LB : Eh bien, ce n'est pas une maquette ou une proposition. C'est une architecture et c'était une architecture dans l'espace. Elle a une matérialité. Une partie de l'idée était de voir comment elle pouvait être déplacée après, étant une architecture d'une exposition passée. Donc, pour répondre à votre question sur la causalité entre les oeuvres, ou comment quelque chose peut avoir un effet sur lui-même, j'aime voir ce qu'il se passe quand le titre apparaît dans la liste - que ce soit dans un portfolio ou ailleurs - parce que l'on peut voir quel type de langage apparaît. Parfois les liens sont inattendus. Parfois il y a une sorte de silence.
CF : Connaissez-vous Nicolas Matranga ?
LB : Oui, je le connais. Il était justement présent à Vienne.
CF : Il fait un contresens intéressant sur votre portrait de Ceyzik. Il disait que le dessin mural avait la forme d'un arc-en-ciel. Je crois qu'il voulait dire qu'il y a souvent un ciel bleu derrière un arc-en-ciel, mais que ce ciel bleu inexistant était seulement visible à travers l'arc de l'arc-en-ciel, qui n'était pas là non plus. Sa description me fit penser au film Prédateur, et comment l'on peut voir les aliens, même lorsqu'ils en sont en mode invisible, les présences visiblement absentes des aliens rendant abstraites la jungle. Sa lecture est une lecture très différente de ton travail.
LB : Un arc-en-ciel bleu, d'accord.
CF : En fait, un arc-en-ciel pour regarder le ciel bleu à travers l'arc de l'abstraction.
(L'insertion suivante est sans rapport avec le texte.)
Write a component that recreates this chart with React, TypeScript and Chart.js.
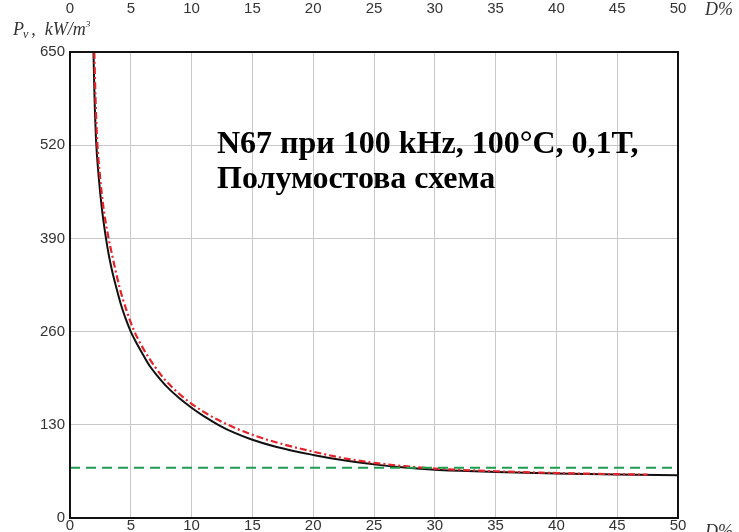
import React, { useEffect, useRef } from "react";
import { Chart, registerables } from "chart.js";

Chart.register(...registerables);

// Duty cycle D, % (x) and core loss Pv, kW/m³ (y)
const dutySolid = [1.93, 2.02, 2.15, 2.35, 2.6, 2.94, 3.2, 3.46, 3.8, 4.2, 4.6, 4.97, 5.5, 6, 6.56, 7.2, 8, 9, 9.94, 11, 12.3, 13.5, 14.94, 17, 20, 22.5, 25, 27.5, 30, 35, 40, 45, 50];
const lossSolid = [650, 585, 525, 478, 435, 392, 366, 345, 322, 297, 277, 261, 243, 228, 212, 198, 182.5, 167, 154.5, 142, 129, 119, 109.5, 99, 88, 80.5, 74.8, 70.4, 67.3, 64.3, 62.1, 60.6, 59.5];

const dutyDashDot = [2.0, 2.1, 2.24, 2.45, 2.72, 3.15, 3.45, 3.75, 4.1, 4.6, 5.25, 6, 6.98, 7.8, 8.8, 9.86, 11, 12.5, 15, 17.5, 20, 22.8, 25, 27.5, 30, 35, 40, 44, 47.5];
const lossDashDot = [650, 585, 525, 480, 437, 392, 368, 345, 320, 292, 262, 237, 211, 193, 176, 161, 148, 134, 116, 103, 92.5, 82.5, 77, 72.3, 69, 65.2, 62.7, 61.4, 60.5];

const refDuty = [0, 50];
const refLoss = [70, 70];

const xTickStep = 5;
const yTicks = [0, 130, 260, 390, 520, 650];

const titleLine1 = "N67 при 100 kHz, 100°C, 0,1T,";
const titleLine2 = "Полумостова схема";

const toPoints = (xs: number[], ys: number[]) => xs.map((x, i) => ({ x, y: ys[i] }));

const framePlugin = {
  id: "frameAndText",
  afterDatasetsDraw(chart: any) {
    const { ctx, chartArea } = chart;
    ctx.save();
    // plot frame
    ctx.strokeStyle = "#111";
    ctx.lineWidth = 2;
    ctx.strokeRect(chartArea.left, chartArea.top, chartArea.right - chartArea.left, chartArea.bottom - chartArea.top);

    // annotation
    ctx.fillStyle = "#000";
    ctx.font = "bold 32px 'Liberation Serif', 'Times New Roman', serif";
    ctx.textBaseline = "alphabetic";
    ctx.textAlign = "left";
    ctx.fillText(titleLine1, 217, 153);
    ctx.fillText(titleLine2, 217, 188);

    // y-axis title: Pv, kW/m³
    ctx.fillStyle = "#333";
    const serif = "'Liberation Serif', 'Times New Roman', serif";
    let x = 13;
    const base = 35;
    ctx.font = `italic 18px ${serif}`;
    ctx.fillText("P", x, base);
    x += ctx.measureText("P").width - 1;
    ctx.font = `italic 12px ${serif}`;
    ctx.fillText("v", x, base + 3);
    x += ctx.measureText("v").width + 3;
    ctx.font = `italic 18px ${serif}`;
    ctx.fillText(",  kW/m", x, base);
    x += ctx.measureText(",  kW/m").width;
    ctx.font = `italic 9px ${serif}`;
    ctx.fillText("3", x, base - 8);

    // x-axis titles (top and bottom)
    ctx.font = `italic 18px ${serif}`;
    ctx.fillText("D%", 705, 15);
    ctx.fillText("D%", 705, 537);
    ctx.restore();
  },
};

export default function App() {
  const canvasRef = useRef<HTMLCanvasElement | null>(null);

  useEffect(() => {
    if (!canvasRef.current) return;
    Chart.defaults.font.family = "'Liberation Sans', Arial, sans-serif";
    const tickFont = { size: 15 };
    const chart = new Chart(canvasRef.current, {
      type: "line",
      data: {
        datasets: [
          {
            label: "ref",
            data: toPoints(refDuty, refLoss),
            borderColor: "#1f9d4f",
            borderWidth: 2,
            borderDash: [10, 6],
            pointRadius: 0,
            tension: 0,
          },
          {
            label: "dashdot",
            data: toPoints(dutyDashDot, lossDashDot),
            borderColor: "#e5232a",
            borderWidth: 2.2,
            borderDash: [7, 3, 2, 3],
            pointRadius: 0,
            cubicInterpolationMode: "monotone",
          },
          {
            label: "solid",
            data: toPoints(dutySolid, lossSolid),
            borderColor: "#111",
            borderWidth: 2,
            pointRadius: 0,
            cubicInterpolationMode: "monotone",
          },
        ],
      },
      options: {
        animation: false,
        responsive: true,
        maintainAspectRatio: false,
        layout: { padding: { left: 0, top: 0, right: 61, bottom: 0 } },
        plugins: { legend: { display: false }, tooltip: { enabled: false } },
        scales: {
          x: {
            type: "linear",
            position: "bottom",
            min: 0,
            max: 50,
            ticks: { stepSize: xTickStep, font: tickFont, color: "#333", padding: -1, maxRotation: 0 },
            grid: { color: "#c8c8c8", drawTicks: false },
            border: { display: false },
            afterFit: (s: any) => { s.height = 12; },
          },
          x2: {
            type: "linear",
            position: "top",
            min: 0,
            max: 50,
            ticks: { stepSize: xTickStep, font: tickFont, color: "#333", padding: 34, maxRotation: 0 },
            grid: { display: false, drawTicks: false },
            border: { display: false },
            afterFit: (s: any) => { s.height = 52; },
          },
          y: {
            type: "linear",
            min: 0,
            max: 650,
            afterBuildTicks: (s: any) => { s.ticks = yTicks.map((v) => ({ value: v })); },
            ticks: { font: tickFont, color: "#333", padding: 5 },
            grid: { color: "#c8c8c8", drawTicks: false },
            border: { display: false },
            afterFit: (s: any) => { s.width = 70; },
          },
        },
      },
      plugins: [framePlugin],
    });
    return () => chart.destroy();
  }, []);

  return (
    <div style={{ position: "absolute", left: 0, top: 0, width: 739, height: 532 }}>
      <canvas ref={canvasRef} />
    </div>
  );
}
LB : J'utilise les termes « stratégies de secours » ou « structures de secours » afin de faire référence aux histoires que je vous raconte ou à l'information qui émerge des conversations sur mon travail. D'une certaine manière, elles apparaissent comme des personnages qui participent avec une certaine indépendance - à leurs propres vies - et c'est ce que l'on peut appeler une stratégie pour fabriquer les choses. Pour moi, ce qui est plus intéressant est le langage en soi, et comment il peut amener à prendre des décisions. Comment pouvons-nous élaborer cette forme ? Pouvons-nous conserver le personnage de ce dessin ? Ils acquièrent leur indépendance d?une certaine manière. Ils apparaissent ensuite tels un arc-en-ciel bleu.